In all, less than 1% of the coverage of the economic crisis was related in some significant way to African Americans. This came despite the media devoting more attention to the economy than any other story during the time period studied. From February 2009 to February 2010, the economic crisis accounted for 21.1% of all news coverage.
What coverage there was tended to be bleak. Fully 51.4% of the economic coverage that mentioned African Americans was about unemployment and often contrasted unemployment of African Americans and whites.
The New York Times on December 1, 2009, for example, ran an article about the growth of the race gap in hiring and employment during the recession, even among those with college degrees. The article focused on several African Americans looking for jobs, including a 37-year old, Barry Jabbar Sykes, who has a degree from the historically black Morehouse College. Sykes uses the first name “Barry” on job applications even though he has gone by Jabbar his whole life because he thinks it will give him a leg up in hiring. “Barry sounds like I could be from Ireland,” Sykes said.
Other stories were about African Americans who had sub-prime mortgages or who confronted discrimination in the mortgage process and the NAACP suing Wells Fargo and HSBC for institutionalism racism.

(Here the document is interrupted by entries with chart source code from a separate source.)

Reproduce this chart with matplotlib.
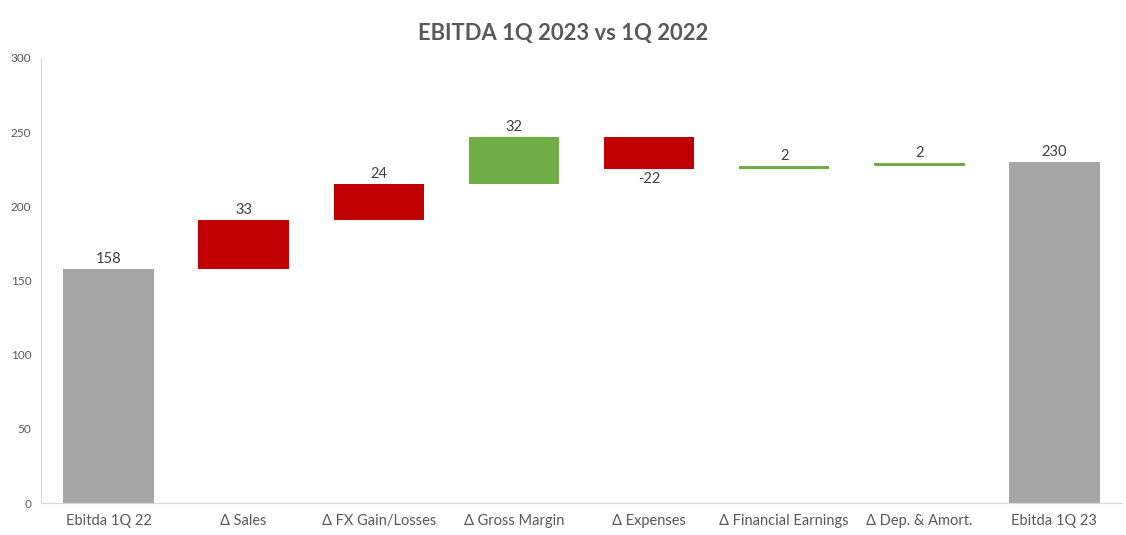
import numpy as np
import matplotlib.pyplot as plt

categories = ['Ebitda 1Q 22', 'Δ Sales', 'Δ FX Gain/Losses', 'Δ Gross Margin',
              'Δ Expenses', 'Δ Financial Earnings', 'Δ Dep. & Amort.', 'Ebitda 1Q 23']
start_value = 158
deltas = [33, 24, 32, -22, 2, 2]
end_value = 230
delta_colors = ['#C00000', '#C00000', '#70AD47', '#C00000', '#70AD47', '#70AD47']
total_color = '#A5A5A5'

plt.rcParams['font.family'] = ['Lato', 'DejaVu Sans']

fig = plt.figure(figsize=(11.26, 5.35), dpi=100)
ax = fig.add_axes([0.0364, 0.0598, 0.96, 0.8318])

x = np.arange(len(categories))
w = 0.67

# totals
ax.bar(x[0], start_value, width=w, color=total_color)
ax.bar(x[-1], end_value, width=w, color=total_color)
ax.text(x[0], start_value + 2, str(start_value), ha='center', va='bottom', fontsize=10.5, color='#404040')
ax.text(x[-1], end_value + 2, str(end_value), ha='center', va='bottom', fontsize=10.5, color='#404040')

# deltas
level = start_value
for i, d in enumerate(deltas):
    xi = x[i + 1]
    ax.bar(xi, d, bottom=level, width=w, color=delta_colors[i])
    top = max(level, level + d)
    low = min(level, level + d)
    if d >= 0:
        ax.text(xi, top + 2, str(d), ha='center', va='bottom', fontsize=10.5, color='#404040')
    else:
        ax.text(xi, low - 2, str(d), ha='center', va='top', fontsize=10.5, color='#404040')
    level += d

ax.set_xlim(-0.5, len(categories) - 0.5)
ax.set_ylim(0, 300)
ax.set_yticks(range(0, 301, 50))
ax.set_xticks(x)
ax.set_xticklabels(categories, fontsize=10.5, color='#595959')
ax.tick_params(axis='y', labelsize=8.5, labelcolor='#595959', length=0, pad=7)
ax.tick_params(axis='x', length=0, pad=8)

for s in ['top', 'right']:
    ax.spines[s].set_visible(False)
ax.spines['left'].set_color('#D9D9D9')
ax.spines['bottom'].set_color('#D9D9D9')

fig.text(0.5, 0.938, 'EBITDA 1Q 2023 vs 1Q 2022', ha='center', va='center',
         fontsize=15.8, fontweight='bold', color='#595959')

fig.savefig('out.png', dpi=100)
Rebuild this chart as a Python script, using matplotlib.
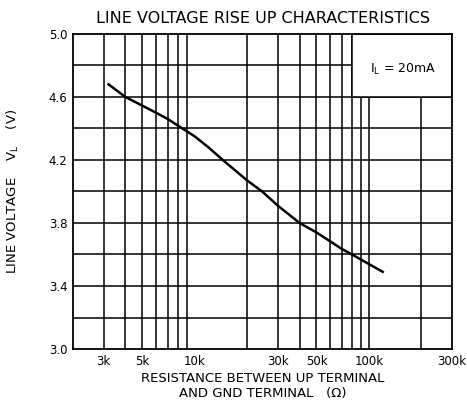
import matplotlib
matplotlib.use("Agg")
import matplotlib.pyplot as plt
from matplotlib.patches import Rectangle
import numpy as np

# Data (resistance in kilo-ohms, line voltage in V)
resistance_k = [3.2, 4.0, 5.0, 6.0, 7.0, 8.5, 10, 12, 14.5, 20, 24.4, 30, 40, 50, 70, 80, 90, 120]
voltage = [4.68, 4.60, 4.545, 4.50, 4.46, 4.40, 4.35, 4.28, 4.20, 4.07, 4.00, 3.91, 3.80, 3.74, 3.635, 3.60, 3.568, 3.49]

xtick_vals = [3e3, 5e3, 10e3, 30e3, 50e3, 100e3, 300e3]
xtick_labels = ["3k", "5k", "10k", "30k", "50k", "100k", "300k"]
ytick_vals = [3.0, 3.4, 3.8, 4.2, 4.6, 5.0]
ytick_labels = ["3.0", "3.4", "3.8", "4.2", "4.6", "5.0"]

plt.rcParams['font.family'] = ['DejaVu Sans']

fig = plt.figure(figsize=(4.67, 4.05), dpi=100)
ax = fig.add_axes([73/467, 1-349/405, (452-73)/467, (349-34)/405])

ax.set_xscale('log')
ax.set_xlim(2e3, 300e3)
ax.set_ylim(3.0, 5.0)

# grid lines
vlines = [m * 10**e for e in (3, 4) for m in range(2, 10)] + [1e5, 2e5, 3e5]
for v in vlines:
    if 2e3 < v < 3e5:
        ax.axvline(v, color='black', lw=1.1, zorder=1)
for h in np.arange(3.2, 5.0, 0.2):
    ax.axhline(h, color='black', lw=1.1, zorder=1)

# condition box
ax.add_patch(Rectangle((80e3, 4.6), 300e3 - 80e3, 0.4, facecolor='white',
                       edgecolor='black', lw=1.1, zorder=2))
ax.text(157e3, 4.775, r"I$_\mathregular{L}$ = 20mA", ha='center', va='center',
        fontsize=9, zorder=3)

ax.plot(np.array(resistance_k) * 1e3, voltage, color='black', lw=1.8, zorder=4)

ax.set_xticks(xtick_vals)
ax.set_xticklabels(xtick_labels, fontsize=8.5)
ax.xaxis.set_minor_locator(matplotlib.ticker.NullLocator())
ax.set_yticks(ytick_vals)
ax.set_yticklabels(ytick_labels, fontsize=8.5)
ax.tick_params(length=0, pad=4)
for s in ax.spines.values():
    s.set_linewidth(1.3)
    s.set_zorder(5)

ax.set_title("LINE VOLTAGE RISE UP CHARACTERISTICS", fontsize=11.5, pad=8)
ax.set_xlabel("RESISTANCE BETWEEN UP TERMINAL\nAND GND TERMINAL   (Ω)", fontsize=9.5,
              labelpad=3, linespacing=1.2)
ax.set_ylabel(r"LINE VOLTAGE    V$_\mathregular{L}$    (V)", fontsize=9.5, labelpad=20)

fig.savefig("out.png", dpi=100)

The small portion of health care stories that included a racial component most often drew attention to disparities in coverage between the races and between the wealthy and the poor. Only 0.6% of overall healthcare coverage had an African American angle, and 4.1% of the African American newshole was devoted to healthcare.
A July 20, 2009 Anderson Cooper 360 package investigated racism in the health care industry, bringing to light “two systems” in New York City: those privately insured compared with those on Medicaid. There was a focus on how blacks faced this unfairness disproportionately to whites. In addition, a June 9, 2009 ABC News headline radio story covered black, Latino and Asian lawmakers seeking to call attention to disparities in medical treatment in poor areas.